> _Provided records_
------------------------------------------------

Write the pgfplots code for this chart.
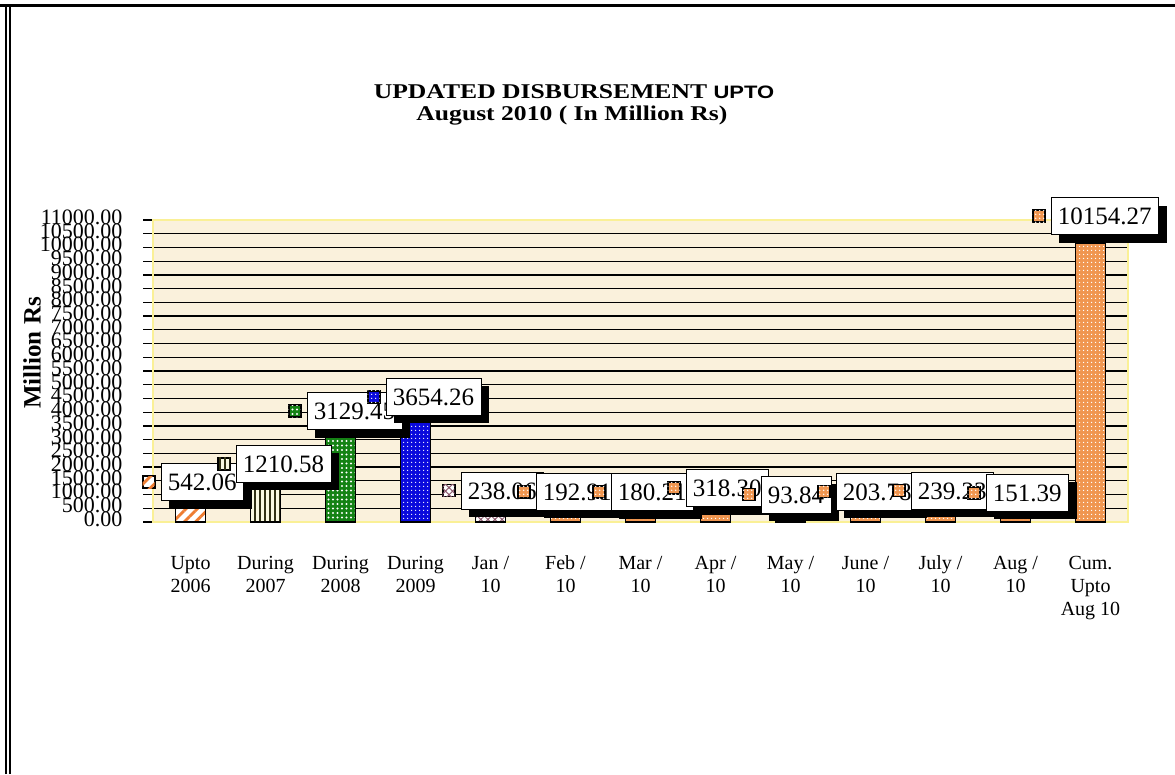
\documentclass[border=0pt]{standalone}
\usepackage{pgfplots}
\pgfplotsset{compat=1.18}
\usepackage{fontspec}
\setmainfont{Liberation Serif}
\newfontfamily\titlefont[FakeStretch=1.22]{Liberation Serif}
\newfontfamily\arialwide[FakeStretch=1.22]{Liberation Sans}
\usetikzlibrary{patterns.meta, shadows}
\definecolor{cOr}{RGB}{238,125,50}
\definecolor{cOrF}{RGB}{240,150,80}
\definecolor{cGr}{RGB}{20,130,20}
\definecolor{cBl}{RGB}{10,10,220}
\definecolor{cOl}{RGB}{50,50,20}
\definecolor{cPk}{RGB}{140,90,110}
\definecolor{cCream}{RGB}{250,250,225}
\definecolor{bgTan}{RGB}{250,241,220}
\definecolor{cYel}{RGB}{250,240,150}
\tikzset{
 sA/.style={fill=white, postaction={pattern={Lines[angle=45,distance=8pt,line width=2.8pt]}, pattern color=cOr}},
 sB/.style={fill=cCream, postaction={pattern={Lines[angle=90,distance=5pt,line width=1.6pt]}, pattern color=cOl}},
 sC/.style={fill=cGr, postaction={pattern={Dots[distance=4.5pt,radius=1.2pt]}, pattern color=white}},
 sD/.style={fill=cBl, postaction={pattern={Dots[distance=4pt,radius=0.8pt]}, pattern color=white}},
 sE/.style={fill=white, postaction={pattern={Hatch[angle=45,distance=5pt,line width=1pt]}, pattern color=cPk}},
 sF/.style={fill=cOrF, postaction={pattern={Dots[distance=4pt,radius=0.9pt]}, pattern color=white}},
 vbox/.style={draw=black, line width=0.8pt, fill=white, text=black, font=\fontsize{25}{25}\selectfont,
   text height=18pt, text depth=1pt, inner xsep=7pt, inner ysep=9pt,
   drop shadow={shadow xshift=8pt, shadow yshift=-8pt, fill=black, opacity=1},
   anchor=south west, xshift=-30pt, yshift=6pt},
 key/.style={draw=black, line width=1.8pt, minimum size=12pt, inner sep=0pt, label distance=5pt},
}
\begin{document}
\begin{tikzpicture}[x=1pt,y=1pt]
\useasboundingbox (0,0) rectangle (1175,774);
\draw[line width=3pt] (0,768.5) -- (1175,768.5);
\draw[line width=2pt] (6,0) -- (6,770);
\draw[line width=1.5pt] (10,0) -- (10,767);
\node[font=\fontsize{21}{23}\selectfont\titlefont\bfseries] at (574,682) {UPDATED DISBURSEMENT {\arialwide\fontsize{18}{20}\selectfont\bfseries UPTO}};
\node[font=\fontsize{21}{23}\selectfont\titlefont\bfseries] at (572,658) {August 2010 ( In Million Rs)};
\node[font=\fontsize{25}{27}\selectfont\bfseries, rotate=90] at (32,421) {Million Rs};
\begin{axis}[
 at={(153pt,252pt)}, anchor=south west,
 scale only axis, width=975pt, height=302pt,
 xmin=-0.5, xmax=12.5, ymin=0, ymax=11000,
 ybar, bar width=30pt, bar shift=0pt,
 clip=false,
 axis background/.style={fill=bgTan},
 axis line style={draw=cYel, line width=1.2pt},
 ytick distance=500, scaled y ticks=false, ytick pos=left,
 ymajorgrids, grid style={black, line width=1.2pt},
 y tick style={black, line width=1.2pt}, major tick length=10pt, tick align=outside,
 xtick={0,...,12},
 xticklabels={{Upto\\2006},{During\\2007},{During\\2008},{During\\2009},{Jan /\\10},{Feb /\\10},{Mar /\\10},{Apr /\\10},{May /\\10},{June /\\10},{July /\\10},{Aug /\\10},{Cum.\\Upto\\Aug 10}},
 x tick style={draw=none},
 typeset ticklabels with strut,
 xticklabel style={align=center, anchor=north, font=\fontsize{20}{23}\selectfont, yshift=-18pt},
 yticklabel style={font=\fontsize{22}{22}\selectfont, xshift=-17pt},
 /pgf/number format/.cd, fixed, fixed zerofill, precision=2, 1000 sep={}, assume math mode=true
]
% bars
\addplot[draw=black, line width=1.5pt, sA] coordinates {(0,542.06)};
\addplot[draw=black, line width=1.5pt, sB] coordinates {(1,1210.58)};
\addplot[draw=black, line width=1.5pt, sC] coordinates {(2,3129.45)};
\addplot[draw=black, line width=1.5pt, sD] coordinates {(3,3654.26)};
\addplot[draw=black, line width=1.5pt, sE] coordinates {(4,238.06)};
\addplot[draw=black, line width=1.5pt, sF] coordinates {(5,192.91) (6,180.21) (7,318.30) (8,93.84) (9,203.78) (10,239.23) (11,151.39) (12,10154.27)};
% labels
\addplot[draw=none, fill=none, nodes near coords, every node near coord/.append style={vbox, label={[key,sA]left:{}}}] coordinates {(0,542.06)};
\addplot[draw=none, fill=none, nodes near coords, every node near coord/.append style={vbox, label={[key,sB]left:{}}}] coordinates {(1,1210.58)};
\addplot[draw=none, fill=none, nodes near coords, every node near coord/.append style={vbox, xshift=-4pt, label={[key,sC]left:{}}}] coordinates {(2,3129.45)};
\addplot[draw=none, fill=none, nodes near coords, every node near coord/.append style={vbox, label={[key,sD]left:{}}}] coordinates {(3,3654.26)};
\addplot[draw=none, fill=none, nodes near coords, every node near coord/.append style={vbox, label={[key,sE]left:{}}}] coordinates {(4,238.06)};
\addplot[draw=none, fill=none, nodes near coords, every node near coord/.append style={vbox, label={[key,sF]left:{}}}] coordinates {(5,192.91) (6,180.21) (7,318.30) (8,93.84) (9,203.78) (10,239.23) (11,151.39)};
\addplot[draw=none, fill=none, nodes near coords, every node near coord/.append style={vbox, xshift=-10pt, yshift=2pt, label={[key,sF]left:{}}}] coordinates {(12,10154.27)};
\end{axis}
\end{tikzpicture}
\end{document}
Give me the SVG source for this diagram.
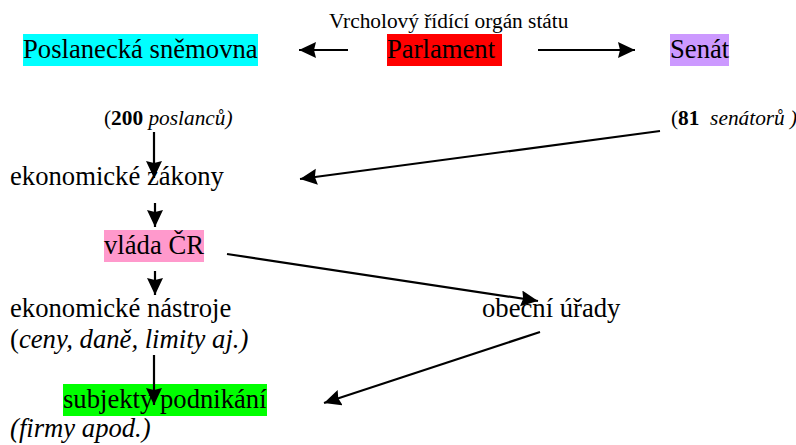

------------------------------------------------

> _Task to carry out_
Return each line of the listing that holds the string "this".

> _Reply to the task_
Write the pgfplots code for this chart.
Give me the SVG source for this diagram.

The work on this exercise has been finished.